My dear Friends, it is consoling to know that what we are living through at the moment was all foretold centuries ago: the corruption of morals, the loss of faith, the betrayal and/or cowardly silence of the Church’s pastors, but also the power of prayer and in particular of prayer that rises up from monasteries. Of particular significance is that at the darkest hour of all, then will the Lord intervene. At Fatima, Our Lady something very similar: it is when the whole world is immersed in the errors of Russia (that is to say, atheistic communism) the She will step in.

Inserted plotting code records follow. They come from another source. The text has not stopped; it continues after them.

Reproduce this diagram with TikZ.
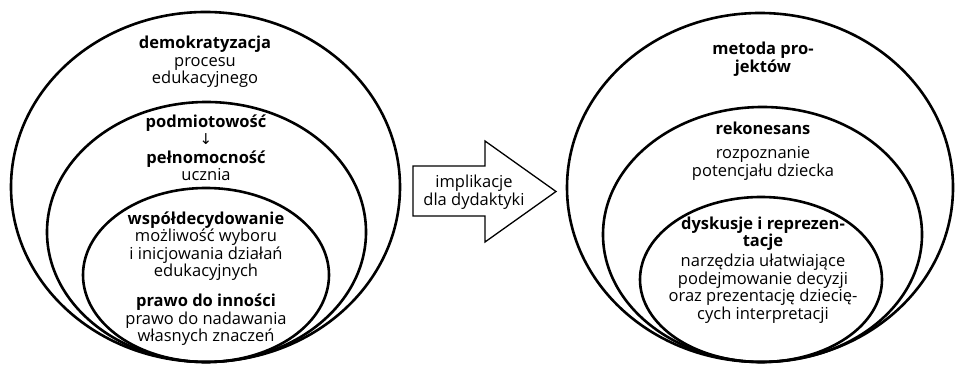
\documentclass[tikz,border=0pt]{standalone}
\usepackage{fontspec}
\setmainfont{Open Sans}
\newfontfamily\pfeilfont{DejaVu Sans}
\usetikzlibrary{shapes.geometric}

\tikzset{
    oval/.style = {draw, ellipse, line width=2.6pt, inner sep=0pt},
    txt/.style = {align=center, inner sep=0pt, black, font={\fontsize{16.5}{17.5}\selectfont}},
}

\begin{document}
\begin{tikzpicture}[x=1pt, y=1pt]
            \useasboundingbox (0,0) rectangle (955,364);

            % left side
            \node[oval, minimum width=389pt, minimum height=350pt] (outerL) at (205.5,177) {};
            \node[oval, minimum width=319pt, minimum height=260pt] (middleL) at (206.5,132) {};
            \node[oval, minimum width=246pt, minimum height=174pt] (innerL) at (206,89) {};

            \node[txt] (demo) at (205,302) {\textbf{demokratyzacja}\\procesu\\edukacyjnego};
            \node[txt] (podm) at (206,241) {\textbf{podmiotowość}};
            \node[txt, font={\pfeilfont\fontsize{15}{15}\selectfont}] (strz) at (206,224.5) {↓};
            \node[txt] (pelno) at (206,198) {\textbf{pełnomocność}\\ucznia};
            \node[txt] (wspol) at (206,118) {\textbf{współdecydowanie}\\możliwość wyboru\\i inicjowania działań\\edukacyjnych};
            \node[txt] (prawo) at (206,44) {\textbf{prawo do inności}\\prawo do nadawania\\własnych znaczeń};

            % arrow
            \draw[line width=1.3pt, line join=miter] (413,148) -- (413,198) -- (485,198) -- (485,223)
                -- (556,172.5) -- (485,122) -- (485,148) -- cycle;
            \node[txt] (impl) at (474,172) {implikacje\\dla dydaktyki};

            % right side
            \node[oval, minimum width=386pt, minimum height=349pt] (outerR) at (760,176.5) {};
            \node[oval, minimum width=319pt, minimum height=255pt] (middleR) at (762.5,129.5) {};
            \node[oval, minimum width=242pt, minimum height=165pt] (innerR) at (761,84.5) {};

            \node[txt] (metoda) at (763,305) {\textbf{metoda pro-}\\\textbf{jektów}};
            \node[txt] (rekon) at (763,236) {\textbf{rekonesans}};
            \node[txt] (rozp) at (763,200.5) {rozpoznanie\\potencjału dziecka};
            \node[txt] (dysk) at (763,130.5) {\textbf{dyskusje i reprezen-}\\\textbf{tacje}};
            \node[txt] (narz) at (763,75.5) {narzędzia ułatwiające\\podejmowanie decyzji\\oraz prezentację dziecię-\\cych interpretacji};
        \end{tikzpicture}
\end{document}
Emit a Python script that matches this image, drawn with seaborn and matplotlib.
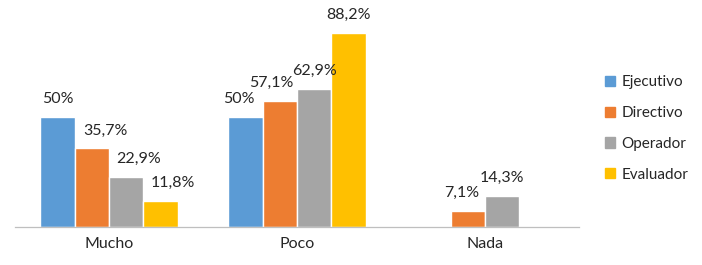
import numpy as np
import pandas as pd
import matplotlib
matplotlib.use('Agg')
import matplotlib.pyplot as plt
import seaborn as sns

sns.set_style('white')
plt.rcParams['font.family'] = ['Lato', 'DejaVu Sans']

# Data
categories = ['Mucho', 'Poco', 'Nada']
series = ['Ejecutivo', 'Directivo', 'Operador', 'Evaluador']
ejecutivo = [50.0, 50.0, np.nan]
directivo = [35.7, 57.1, 7.1]
operador = [22.9, 62.9, 14.3]
evaluador = [11.8, 88.2, np.nan]
colors = ['#5B9BD5', '#ED7D31', '#A5A5A5', '#FFC000']

# horizontal nudges (points) of data labels, as Excel placed them
label_shift = {
    'Ejecutivo': [0, -4.5, 0],
    'Directivo': [10, -6, -4.5],
    'Operador': [9, 0, 0],
    'Evaluador': [9, 0, 0],
}

rows = []
for name, vals in zip(series, [ejecutivo, directivo, operador, evaluador]):
    for cat, v in zip(categories, vals):
        rows.append({'Categoria': cat, 'Grupo': name, 'Valor': v})
df = pd.DataFrame(rows)

fig = plt.figure(figsize=(7.02, 2.65), dpi=100)
ax = fig.add_axes([15 / 702, 38 / 265, 564 / 702, 220 / 265])

sns.barplot(data=df, x='Categoria', y='Valor', hue='Grupo', order=categories,
            hue_order=series, palette=colors, width=0.73, saturation=1,
            ax=ax, legend=False)

# data labels
for name, cont in zip(series, ax.containers):
    for i, bar in enumerate(cont):
        h = bar.get_height()
        if np.isnan(h) or h == 0:
            continue
        txt = f'{h:g}%'.replace('.', ',')
        ax.annotate(txt, (bar.get_x() + bar.get_width() / 2, h),
                    xytext=(label_shift[name][i], 13), textcoords='offset points',
                    ha='center', va='center', fontsize=11.5, color='#262626')

ax.set_xlim(-0.5, 2.5)
ax.set_ylim(0, 100)
ax.set_xlabel('')
ax.set_ylabel('')
ax.set_yticks([])
for s in ['top', 'right', 'left']:
    ax.spines[s].set_visible(False)
ax.spines['bottom'].set_color('#BFBFBF')
ax.spines['bottom'].set_linewidth(0.9)
ax.set_xticks([-0.5, 0.5, 1.5, 2.5], minor=True)
ax.tick_params(axis='x', which='minor', length=5, color='#BFBFBF', width=0.9)
ax.tick_params(axis='x', which='major', length=0, labelsize=11.5,
               labelcolor='#262626', pad=7)

handles = [plt.Rectangle((0, 0), 1, 1, color=c) for c in colors]
fig.legend(handles, series, loc='center left', bbox_to_anchor=(591 / 702, 1 - 128.5 / 265),
           frameon=False, fontsize=11, handlelength=0.65, handleheight=0.65,
           handletextpad=0.45, labelspacing=1.1, labelcolor='#262626')

fig.savefig('out.png', dpi=100)
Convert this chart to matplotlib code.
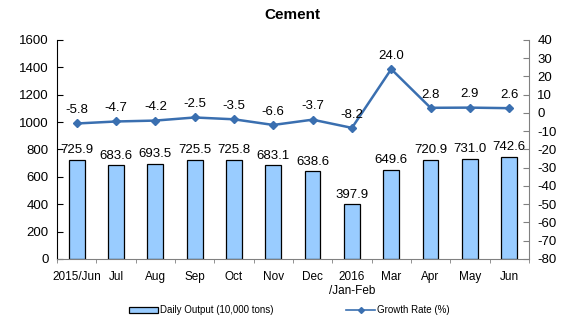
import matplotlib
matplotlib.use("Agg")
import matplotlib.pyplot as plt
from matplotlib.lines import Line2D
from matplotlib.patches import Patch

plt.rcParams['font.family'] = ['Liberation Sans', 'DejaVu Sans']
plt.rcParams['axes.unicode_minus'] = False

categories = ["2015/Jun", "Jul", "Aug", "Sep", "Oct", "Nov", "Dec",
              "2016\n/Jan-Feb", "Mar", "Apr", "May", "Jun"]
daily_output = [725.9, 683.6, 693.5, 725.5, 725.8, 683.1, 638.6,
                397.9, 649.6, 720.9, 731.0, 742.6]
growth_rate = [-5.8, -4.7, -4.2, -2.5, -3.5, -6.6, -3.7,
               -8.2, 24.0, 2.8, 2.9, 2.6]
left_ticks = [0, 200, 400, 600, 800, 1000, 1200, 1400, 1600]
right_ticks = list(range(-80, 41, 10))

bar_color = "#99CCFF"
line_color = "#3A6FB0"

fig = plt.figure(figsize=(5.73, 3.22), dpi=100)
ax = fig.add_axes([0.0995, 0.196, 0.8235, 0.68])
x = list(range(len(categories)))

ax.bar(x, daily_output, width=0.4, color=bar_color, edgecolor="black", linewidth=0.9, zorder=2)
ax.set_xlim(-0.5, len(categories) - 0.5)
ax.set_ylim(0, 1600)
ax.set_yticks(left_ticks)
ax.tick_params(axis='y', direction='in', length=4, labelsize=9.5, pad=6)
ax.set_xticks(x)
ax.set_xticklabels(categories, fontsize=8.5)
ax.tick_params(axis='x', length=0, pad=9)
# category separators on the baseline
ax.set_xticks([i + 0.5 for i in range(-1, len(categories))], minor=True)
ax.tick_params(axis='x', which='minor', direction='out', length=3, color="#808080")
ax.spines['top'].set_visible(False)
ax.spines['right'].set_visible(False)
ax.spines['bottom'].set_color("#808080")
ax.spines['left'].set_color("black")

for xi, v in zip(x, daily_output):
    ax.text(xi, v + 28, f"{v:.1f}", ha='center', va='bottom', fontsize=9.5)

ax2 = ax.twinx()
ax2.plot(x, growth_rate, color=line_color, linewidth=1.8, marker='D', markersize=4.5, zorder=3)
ax2.set_ylim(-80, 40)
ax2.set_yticks(right_ticks)
ax2.tick_params(axis='y', direction='in', length=4, labelsize=9.5, pad=6, color="#808080")
for s in ['top', 'left', 'bottom']:
    ax2.spines[s].set_visible(False)
ax2.spines['right'].set_color("#808080")

for xi, v in zip(x, growth_rate):
    ax2.text(xi, v + 4, f"{v:.1f}", ha='center', va='bottom', fontsize=9.5)

fig.text(0.51, 0.952, "Cement", ha='center', va='center', fontsize=11, fontweight='bold')

handles = [Patch(facecolor=bar_color, edgecolor="black", linewidth=0.9),
           Line2D([0], [0], color=line_color, linewidth=1.2, marker='D', markersize=3)]
fig.legend(handles, ["Daily Output (10,000 tons)", "Growth Rate (%)"],
           loc='center', bbox_to_anchor=(0.505, 0.037), ncol=2, frameon=False,
           fontsize=7, handlelength=3.0, handleheight=0.6, handletextpad=0.2,
           columnspacing=7.5)

fig.savefig("out.png", dpi=100)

So, as the night gets darker, as the tempest rages around us, as there is talk of further restriction of the Traditional Mass, we have the word of Our Lady that evil will not triumph forever. Yes, one day the Church will be restored. The Holy Sacrifice of the Mass in all its purity will be available everywhere. A truly great Pope and holy Bishops and priests will lead souls to the eternal shores.

In the meantime, let’s imitate St Therese and with her, let’s try not to wake Jesus. He knows. He is watching. The waters will only go so far. His day is not far off. And if any of us must make the ultimate sacrifice before that day comes, we know that the blood of martyrs is the seed of Christians.